After the data was clean, Maya imported the data into tableau, but there was a problem because there were no zip codes for the neighborhoods, so making a map would have been impossible. To solve this, we imported another data set from Lina that was of Boston neighborhood zip codes. From there, the data was combined by using the “add” tool on tableau:

Next, Maya created a visualization showing both the per capita and aggregate income of each neighborhood, with the Boston Area zip codes. She dragged in the per capita income and aggregate income tab, the community tab and the zipcodes tab. She used both the size and the color features to show the income of each Boston neighborhood. The size feature helps show the income of each neighborhood relative to the other neighborhoods, and the color helps differentiate between neighborhoods. The final product looked like this:

Vivi’s part of the project was to find a dataset that explained the amount of deaths related to opioid use in Massachusetts. Originally, she struggled to find a dataset that tracked opioid-related deaths in Boston specifically because most datasets tracked opioid deaths in Massachusetts by town/city by year, but not by region in Boston. Vivi was able to find, however, a dataset that outlined drug-related deaths in the US by State. This dataset is the one she settled on because it outlines specifically which drug type caused the death, meaning she could compare opioid-related deaths to other substances. This dataset also gives her the freedom to compare opioid-related death rates to other states.

This is what the dataset originally looked like. As you can see, it is overwhelmingly large and divided by state. This photo only depicts the first few columns which is data for the state of Arizona. 

Initially, Vivi wanted to see the statistics for drug-related deaths in the US. This graph above is depicting the indicator (which drug caused the death) and the Sum from the Data Value. The graph did not initially look like this, Vivi had to omit the total number of deaths because it was a number so large, it took up the majority of the graph and made it harder to see the differences between the drug types. With that excluded from the graph, we are able to clearly see the differences in drug-related deaths. 

This graph is the same as the one above, however, instead of data for the entire country, Vivi added State values and only kept Massachusetts data.
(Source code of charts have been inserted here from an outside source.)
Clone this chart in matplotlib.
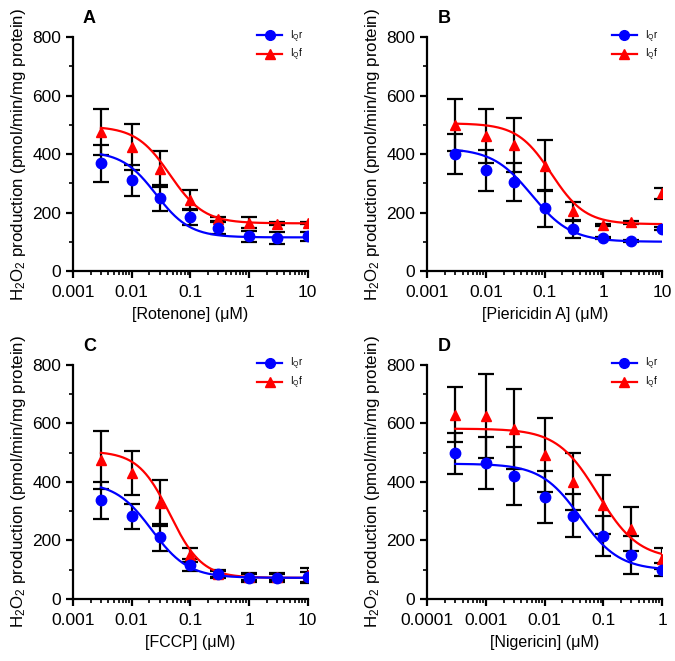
import numpy as np
import matplotlib.pyplot as plt
from matplotlib.ticker import LogLocator, MultipleLocator, FixedLocator, NullFormatter

plt.rcParams['font.family'] = ['Liberation Sans', 'DejaVu Sans']
plt.rcParams['mathtext.default'] = 'regular'

# concentrations (uM)
conc_abc = [0.003, 0.01, 0.03, 0.1, 0.3, 1, 3, 10]
conc_d = [0.0003, 0.001, 0.003, 0.01, 0.03, 0.1, 0.3, 1]

# panel A - rotenone
a_r = [368, 310, 250, 185, 148, 118, 112, 118]
a_r_err = [64, 54, 45, 28, 20, 18, 20, 17]
a_f = [475, 425, 348, 243, 178, 165, 162, 165]
a_f_err = [80, 78, 62, 33, 8, 18, 4, 4]
# panel B - piericidin A
b_r = [400, 345, 303, 215, 142, 112, 102, 145]
b_r_err = [70, 70, 65, 63, 30, 4, 4, 4]
b_f = [500, 462, 430, 360, 205, 158, 166, 265]
b_f_err = [88, 93, 93, 87, 30, 4, 4, 20]
# panel C - FCCP
c_r = [337, 283, 210, 115, 85, 72, 73, 75]
c_r_err = [63, 43, 45, 20, 15, 15, 15, 18]
c_f = [475, 430, 328, 150, 85, 75, 75, 80]
c_f_err = [100, 75, 78, 25, 10, 10, 10, 25]
# panel D - nigericin
d_r = [498, 465, 420, 348, 285, 215, 150, 100]
d_r_err = [70, 90, 100, 88, 75, 70, 65, 22]
d_f = [630, 625, 580, 492, 400, 322, 238, 138]
d_f_err = [95, 145, 137, 128, 97, 100, 75, 37]

# fitted dose-response parameters: top, bottom, IC50, hill
fit_a = [(410, 115, 0.026, 1.5), (495, 163, 0.045, 1.5)]
fit_b = [(420, 100, 0.06, 1.3), (505, 160, 0.13, 1.5)]
fit_c = [(400, 72, 0.022, 1.4), (505, 72, 0.045, 1.6)]
fit_d = [(462, 98, 0.04, 1.3), (582, 135, 0.08, 1.25)]

panels = [
    ('A', '[Rotenone] (μM)', conc_abc, a_r, a_r_err, a_f, a_f_err, fit_a, (0.001, 10)),
    ('B', '[Piericidin A] (μM)', conc_abc, b_r, b_r_err, b_f, b_f_err, fit_b, (0.001, 10)),
    ('C', '[FCCP] (μM)', conc_abc, c_r, c_r_err, c_f, c_f_err, fit_c, (0.001, 10)),
    ('D', '[Nigericin] (μM)', conc_d, d_r, d_r_err, d_f, d_f_err, fit_d, (0.0001, 1)),
]

def logistic(x, top, bottom, ic50, hill):
    return bottom + (top - bottom) / (1 + (x / ic50) ** hill)

fig = plt.figure(figsize=(6.75, 6.61), dpi=100)
positions = [(0.108, 0.590), (0.633, 0.590), (0.108, 0.094), (0.633, 0.094)]
w, h = 0.348, 0.354

for (letter, xlabel, x, yr, er, yf, ef, fits, xlim), (l, b) in zip(panels, positions):
    ax = fig.add_axes([l, b, w, h])
    xs = np.logspace(np.log10(x[0]), np.log10(x[-1]), 300)
    for (y, e, fit, col, mk, lab) in [(yf, ef, fits[1], 'red', '^', r'I$_Q$f'),
                                      (yr, er, fits[0], 'blue', 'o', r'I$_Q$r')]:
        ax.errorbar(x, y, yerr=e, fmt='none', ecolor='black', elinewidth=1.6,
                    capsize=6, capthick=1.6, zorder=2)
        ax.plot(xs, logistic(xs, *fit), color=col, lw=1.6, zorder=3)
        ax.plot(x, y, ls='none', marker=mk, color=col, ms=7.5, zorder=4)
        ax.plot([], [], color=col, marker=mk, ms=7, lw=1.6, label=lab)
    ax.set_xscale('log')
    ax.set_xlim(*xlim)
    ax.set_ylim(0, 800)
    ax.yaxis.set_major_locator(MultipleLocator(200))
    ax.yaxis.set_minor_locator(MultipleLocator(100))
    ax.xaxis.set_minor_locator(LogLocator(base=10, subs=np.arange(2, 10), numticks=20))
    ax.xaxis.set_minor_formatter(NullFormatter())
    ticks = [t for t in [0.0001, 0.001, 0.01, 0.1, 1, 10] if xlim[0] <= t <= xlim[1]]
    ax.xaxis.set_major_locator(FixedLocator(ticks))
    ax.set_xticklabels([('%g' % t) if t >= 0.001 else '0.0001' for t in ticks])
    for s in ['top', 'right']:
        ax.spines[s].set_visible(False)
    for s in ['left', 'bottom']:
        ax.spines[s].set_linewidth(1.6)
    ax.tick_params(which='major', length=5, width=1.6, labelsize=12.5)
    ax.tick_params(axis='x', which='major', pad=5)
    ax.tick_params(which='minor', length=3, width=1.2)
    ax.set_xlabel(xlabel, fontsize=11.5, labelpad=5)
    ax.set_ylabel('H$_2$O$_2$ production (pmol/min/mg protein)', fontsize=12.2, labelpad=3)
    handles, labels = ax.get_legend_handles_labels()
    ax.legend(handles[::-1], labels[::-1], loc='upper right', frameon=False, fontsize=7,
              handlelength=2.6, bbox_to_anchor=(1.02, 1.075), labelspacing=0.25)
    fig.text(l + 0.015, b + h + 0.021, letter, fontsize=13, fontweight='bold')

plt.savefig('out.png', dpi=100)
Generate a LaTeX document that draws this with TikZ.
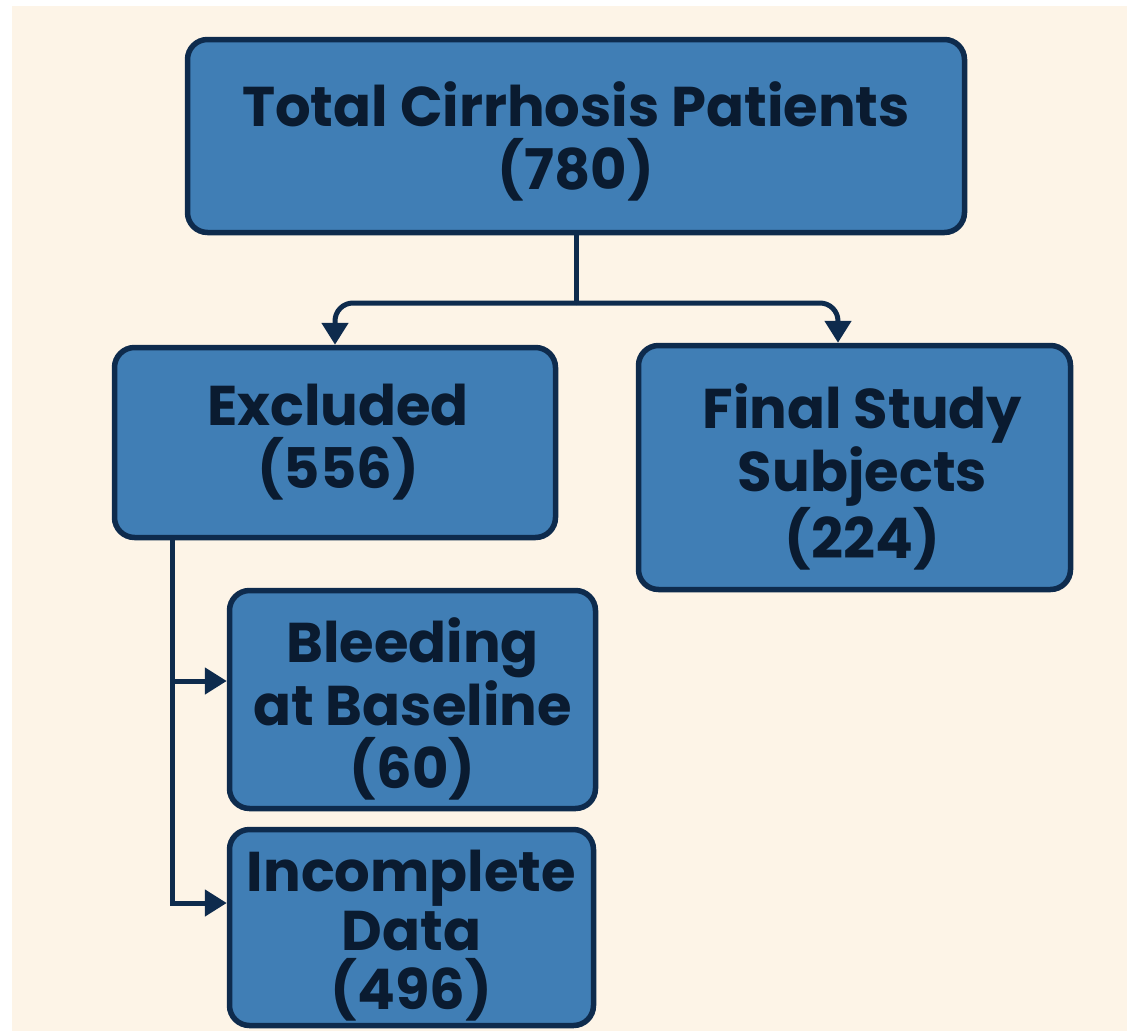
\documentclass[tikz,border=0pt]{standalone}
\usepackage{fontspec}
\setmainfont{Poppins}
\usetikzlibrary{arrows.meta,calc}
\definecolor{bg}{HTML}{FDF4E7}
\definecolor{boxfill}{HTML}{407EB5}
\definecolor{boxline}{HTML}{0E2B4D}
\definecolor{txt}{HTML}{0A1B30}
\begin{document}
\begin{tikzpicture}[x=1pt,y=-1pt,
  flowbox/.style={draw=boxline, fill=boxfill, line width=5.5pt, rounded corners=20pt, inner sep=0pt},
  lbl/.style={align=center, text=txt, font=\bfseries\fontsize{56}{63}\selectfont, inner sep=0pt},
  lbltight/.style={lbl, font=\bfseries\fontsize{56}{59}\selectfont},
  conn/.style={draw=boxline, line width=5pt},
  arr/.style={conn, -{Triangle[length=22pt,width=26pt]}}]
\fill[white] (0,0) rectangle (1127,1031);
\fill[bg] (12,6) rectangle (1127,1031);
\useasboundingbox (0,0) rectangle (1127,1031);

\node[flowbox, minimum width=777pt, minimum height=193pt] (top) at (576,136) {};
\node[lbl] (topt) at ($(top.center)+(0,5)$) {Total Cirrhosis Patients\\(780)};
\node[flowbox, minimum width=441pt, minimum height=190pt] (excl) at (335,442.5) {};
\node[lbl] (exclt) at ($(excl.center)+(3,0)$) {Excluded\\(556)};
\node[flowbox, minimum width=432pt, minimum height=244pt] (final) at (854.5,467.5) {};
\node[lbl] (finalt) at ($(final.center)+(8,9)$) {Final Study\\Subjects\\(224)};
\node[flowbox, minimum width=366pt, minimum height=218pt] (bleed) at (412.5,699.5) {};
\node[lbl] (bleedt) at ($(bleed.center)+(0,9)$) {Bleeding\\at Baseline\\(60)};
\node[flowbox, minimum width=364pt, minimum height=196pt] (inc) at (411.5,927.5) {};
\node[lbltight] (inct) at ($(inc.center)+(0,8)$) {Incomplete\\Data\\(496)};

\coordinate (j) at (576,303);
\coordinate (fr) at (838,303);
\draw[conn] (top.south) -- (j);
\draw[arr, rounded corners=18pt] (j) -| (excl.north);
\draw[arr, rounded corners=18pt] (j) -| (fr |- final.north);

\coordinate (bj) at (172,681);
\coordinate (ij) at (172,903);
\draw[conn] (excl.south -| bj) -- (bj);
\draw[arr] (bj) -- (bj -| bleed.west);
\draw[arr] (bj) -- (ij) -- (ij -| inc.west);
\end{tikzpicture}
\end{document}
This allows her to compare the data from Massachusetts to that of the entire country.

This graph is the same as the one above, however, instead of data for the entire country, Vivi added State values and only kept Massachusetts data. This allows her to compare the data from Massachusetts to that of the entire country.

Based on this map Vivi was able to demonstrate that Massachusetts has a relatively high count of opioid-related deaths. In order to properly compare it to other states, she will make the statistics relative to state population.